El compromiso de María Joaquina está del lado de los que propugnan un cambio social con una vuelta a los principios de la vida religiosa cristiana, en la que una mujer con vocación de escritora encuentra materias permitidas para su aceptación en el seno del campo literario. Poco sabemos de su proyección pública más allá de lo que sugieren sus versos, pero sí se sabe de su sujeción a los proyectos y a los intereses de su hermano José de Viera y Clavijo, con el que convivió desde 1784 hasta su muerte acaecida en 1813. No puede aventurarse si la selección temática que lleva a cabo en su obra sería otra de contar con más recursos y posibilidades, pero sí que con esta orientación pretende la inserción en el campo literario. Ella cultiva temas recurrentes en la poesía canaria de esos años: la apología de la gesta del ejército tinerfeño frente a Nelson en 1797; el planto por la muerte de su hermano José y por el olvido del que es objeto en las letras canarias; poesía satírica destinada a temas de actualidad; dedicatorias y elogios de personalidades ilustres en el marco de la poesía celebrativa; la amistad como tema literario; la poesía religiosa, habitual entre mujeres y acorde con el ámbito eclesiástico en el que se desenvuelve su existencia.

Como ha podido apreciarse, existen diferencias notables entre las escritoras que viven en la corte frente a las que habitan la geografía insular. Si los espacios del poder cultural están ocupados por los hombres en la Península y se discute la entrada de las mujeres en la Sociedad Económica Matritense (Demerson 1971: 269-274; Domergue 1971: 233-266; Negrín 1987; Rueda, Ríos y Zábalo 1989: 113-125), en Canarias las circunstancias son aún más adversas. En los documentos conservados no se testimonia la presencia de mujeres en el ámbito cultural y literario isleños4. Al respecto, la presencia de María Joaquina debía ser excepcional y, como sucede con otras escritoras, se explica por pertenecer a una familia con gran dominio de los campos de poder y literario. En cualquier caso, coinciden las tres en afrontar la escritura con firmeza y en estar dispuestas a no cejar en el empeño, a pesar de la oposición implícita o explícita. Con contenidos diferentes en sus respectivas obras, sí comparten un modelo de conducta femenina que entienden es necesario si quieren ser tomadas en serio. Asimismo, los nuevos aires promovidos por las modas de la marcialidad y del despejo no entraban en los planes reformistas de los intelectuales y de los literatos ilustrados.
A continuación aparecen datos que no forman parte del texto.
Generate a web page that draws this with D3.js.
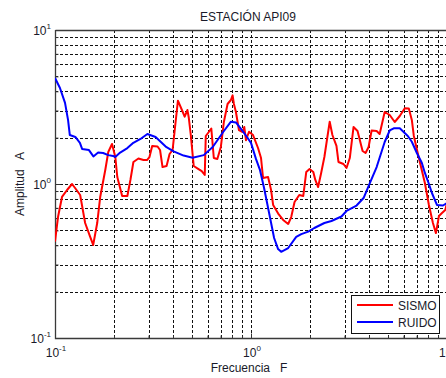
<!DOCTYPE html>
<html><head><meta charset="utf-8">
<script src="https://cdn.jsdelivr.net/npm/d3@7"></script>
<style>
html,body{margin:0;padding:0;background:#fff;}
svg{display:block;font-family:Arial,"Liberation Sans",sans-serif;}
</style></head>
<body><svg id="c" width="446" height="378"></svg>
<script>
// ---- data ----
const title = "ESTACIÓN API09";
const xLabel = "Frecuencia   F";
const yLabel = "Amplitud   A";
const seriesNames = ["SISMO", "RUIDO"];
const decadeTicks = [0.1, 1, 10];
const decadeLabels = ["-1", "0", "1"];

const sismoFreq = [0.100,0.1036,0.1086,0.1152,0.1222,0.1266,0.1344,0.1425,0.1512,0.1566,0.1642,0.1701,0.1805,0.1870,0.1954,0.2031,0.2079,0.2201,0.2340,0.2425,0.2512,0.2665,0.2827,0.2946,0.3034,0.3132,0.3335,0.3435,0.3537,0.3709,0.3842,0.3981,0.4124,0.4238,0.4464,0.4587,0.4736,0.4809,0.4924,0.5102,0.5349,0.5606,0.5809,0.5878,0.6090,0.6273,0.6461,0.6733,0.7017,0.7270,0.7594,0.7897,0.8057,0.8181,0.8377,0.8679,0.9067,0.9240,0.9427,0.9767,1.024,1.086,1.125,1.152,1.222,1.266,1.297,1.376,1.459,1.548,1.604,1.668,1.763,1.848,1.914,1.990,2.079,2.129,2.2005,2.280,2.368,2.453,2.521,2.602,2.729,2.794,2.963,3.071,3.192,3.335,3.496,3.709,3.842,3.981,4.124,4.375,4.533,4.809,5.102,5.412,5.741,6.090,6.385,6.615,6.773,7.185,7.712,8.085,8.476,8.781,9.099,9.427,9.801,10.0];
const sismoAmp = [0.423,0.610,0.824,0.914,1.000,0.942,0.848,0.558,0.453,0.402,0.558,0.824,1.233,1.614,1.818,1.497,1.110,0.836,0.836,1.062,1.390,1.464,1.431,1.431,1.497,1.766,1.752,1.663,1.289,1.309,1.566,1.663,2.527,3.474,2.978,2.735,3.023,2.724,2.112,1.309,1.260,1.214,1.144,2.050,2.176,2.293,1.475,1.453,1.739,2.527,3.307,3.511,3.765,3.307,2.934,2.242,2.176,2.345,1.926,2.185,2.080,1.713,1.475,1.094,1.110,0.914,0.731,0.643,0.584,0.550,0.610,0.764,0.848,0.836,1.197,1.252,1.197,1.062,0.956,1.179,1.497,2.019,2.539,2.080,1.766,1.390,1.349,1.270,1.475,2.345,2.208,1.638,1.589,1.739,2.226,2.208,2.112,2.934,2.806,2.527,2.764,3.101,3.092,2.604,2.050,1.475,1.015,0.731,0.558,0.480,0.620,0.648,0.678,0.753];

const ruidoFreq = [0.100,0.106,0.1125,0.1166,0.119,0.127,0.134,0.1375,0.149,0.157,0.166,0.176,0.187,0.198,0.203,0.215,0.234,0.251,0.273,0.296,0.326,0.367,0.403,0.453,0.504,0.574,0.638,0.718,0.790,0.838,0.899,0.954,1.00,1.061,1.112,1.166,1.237,1.312,1.375,1.425,1.548,1.701,1.805,1.960,2.104,2.368,2.573,2.894,3.071,3.455,3.753,4.029,4.376,4.809,5.102,5.349,5.741,6.310,6.614,7.018,7.444,7.713,8.086,8.377,8.886,9.539,10.0];
const ruidoAmp = [4.88,4.20,3.36,2.60,2.08,2.02,1.85,1.69,1.66,1.51,1.60,1.59,1.54,1.52,1.50,1.60,1.71,1.85,1.96,2.11,2.02,1.75,1.63,1.53,1.48,1.54,1.74,2.16,2.54,2.51,2.24,2.02,1.85,1.45,1.23,0.942,0.648,0.446,0.378,0.363,0.384,0.453,0.473,0.491,0.518,0.558,0.575,0.615,0.668,0.725,0.811,1.007,1.289,1.874,2.226,2.30,2.30,2.05,1.88,1.59,1.37,1.18,1.00,0.874,0.731,0.725,0.753];

const seriesColors = ["#ff0000", "#0000ff"];

// ---- chart ----
const svg = d3.select("#c");
const L = 55, R = 447, T = 30, B = 338;
const x = d3.scaleLog().domain([0.1, 10]).range([L, R]);
const y = d3.scaleLog().domain([0.1, 10]).range([B, T]);
const txt = "#1a1a2a";

const allTicks = [];
[0.1, 1].forEach(d => { for (let k = 1; k <= 9; k++) allTicks.push(+(d * k).toPrecision(3)); });
allTicks.push(10);
const inner = allTicks.filter(v => v > 0.1 && v < 10);

svg.append("rect").attr("x", L).attr("y", T).attr("width", R - L).attr("height", B - T).attr("fill", "#fff");

// grid
const g = svg.append("g").attr("stroke", "#111").attr("stroke-width", 1).attr("stroke-dasharray", "3,2").attr("fill", "none");
inner.forEach(v => {
  const px = Math.round(x(v)) + 0.5;
  g.append("line").attr("x1", px).attr("x2", px).attr("y1", T).attr("y2", B);
  const py = Math.round(y(v)) + 0.5;
  g.append("line").attr("x1", L).attr("x2", R).attr("y1", py).attr("y2", py);
});

// axes ticks
const xAxis = d3.axisBottom(x).tickValues(allTicks).tickFormat("").tickSizeInner(-3).tickSizeOuter(0);
const xa = svg.append("g").attr("transform", `translate(0,${B + 0.5})`).call(xAxis);
xa.selectAll(".tick line").filter(d => decadeTicks.includes(d)).attr("y2", -5);
const yAxis = d3.axisLeft(y).tickValues(allTicks).tickFormat("").tickSizeInner(-3).tickSizeOuter(0);
const ya = svg.append("g").attr("transform", `translate(${L + 0.5},0)`).call(yAxis);
ya.selectAll(".tick line").filter(d => decadeTicks.includes(d)).attr("x2", 5);
svg.selectAll(".domain").remove();
svg.selectAll(".tick line").attr("stroke", "#333");

// box
svg.append("path").attr("d", `M${L + 0.5},${T + 0.5}H${R}M${L + 0.5},${T}V${B + 0.5}H${R}`)
  .attr("stroke", "#3a3a3a").attr("stroke-width", 1.3).attr("fill", "none");

// tick labels
decadeTicks.forEach((v, i) => {
  const t = svg.append("text").attr("x", x(v) + 1).attr("y", B + 19).attr("text-anchor", "middle")
    .attr("font-size", 12).attr("fill", txt);
  t.append("tspan").text("10");
  t.append("tspan").attr("dy", -6).attr("font-size", 8).text(decadeLabels[i]);
  const t2 = svg.append("text").attr("x", L - 4).attr("y", y(v) + 5)
    .attr("font-size", 12).attr("fill", txt).attr("text-anchor", "end");
  t2.append("tspan").text("10");
  t2.append("tspan").attr("dy", -6).attr("font-size", 8).text(decadeLabels[i]);
});

// clip
svg.append("clipPath").attr("id", "clip").append("rect")
  .attr("x", L).attr("y", T).attr("width", R - L + 2).attr("height", B - T);

const line = d3.line().x(d => x(d[0])).y(d => y(d[1]));
const sismo = sismoFreq.map((f, i) => [f, sismoAmp[i]]);
const ruido = ruidoFreq.map((f, i) => [f, ruidoAmp[i]]);
const lines = svg.append("g").attr("clip-path", "url(#clip)");
lines.append("path").datum(sismo).attr("d", line).attr("fill", "none")
  .attr("stroke", seriesColors[0]).attr("stroke-width", 2).attr("stroke-linejoin", "round");
lines.append("path").datum(ruido).attr("d", line).attr("fill", "none")
  .attr("stroke", seriesColors[1]).attr("stroke-width", 2).attr("stroke-linejoin", "round");

// title & labels
svg.append("text").attr("x", 248).attr("y", 21).attr("text-anchor", "middle")
  .attr("font-size", 12).attr("fill", txt).text(title);
svg.append("text").attr("x", 249).attr("y", 372).attr("text-anchor", "middle")
  .attr("font-size", 12).attr("fill", txt).style("white-space", "pre").text(xLabel);
svg.append("text").attr("transform", `translate(24,184) rotate(-90)`).attr("text-anchor", "middle")
  .attr("font-size", 12).attr("fill", txt).style("white-space", "pre").text(yLabel);

// legend
const lg = svg.append("g");
lg.append("rect").attr("x", 351.5).attr("y", 295.5).attr("width", 88).attr("height", 38)
  .attr("fill", "#fff").attr("stroke", "#111").attr("stroke-width", 1);
seriesNames.forEach((n, i) => {
  const yy = 305 + i * 17;
  lg.append("line").attr("x1", 357).attr("x2", 393).attr("y1", yy).attr("y2", yy)
    .attr("stroke", seriesColors[i]).attr("stroke-width", 2);
  lg.append("text").attr("x", 398).attr("y", yy + 4.5).attr("font-size", 12).attr("fill", txt).text(n);
});
</script></body></html>
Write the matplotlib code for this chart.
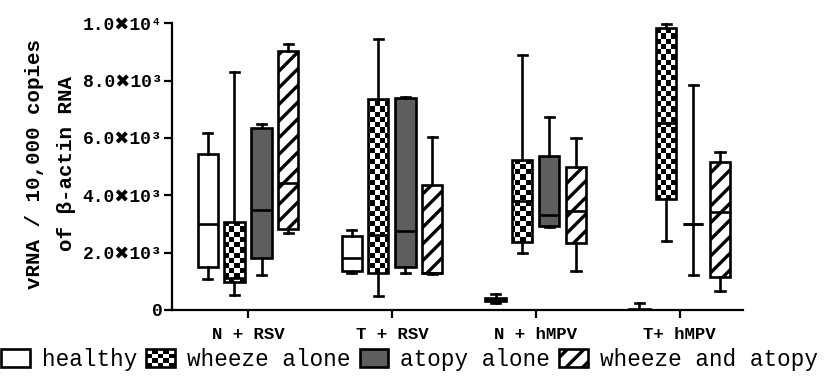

Quizá no podía ser de otra manera, pues se busca la aceptación, el reconocimiento en la esfera literaria, como se comprueba en sus versos y en sus declaraciones externas a los textos, aunque ello choque con las fallas que detectan en el sistema literario y sus representaciones simbólicas. Así se explican la preeminencia de los personajes femeninos en las obras dramáticas de Gálvez, las aceradas críticas hacia los hombres en la poesía de Hickey o la constante en la obra de María Joaquina de representar un modelo femenino acorde con la tendencia promovida por los círculos literarios isleños.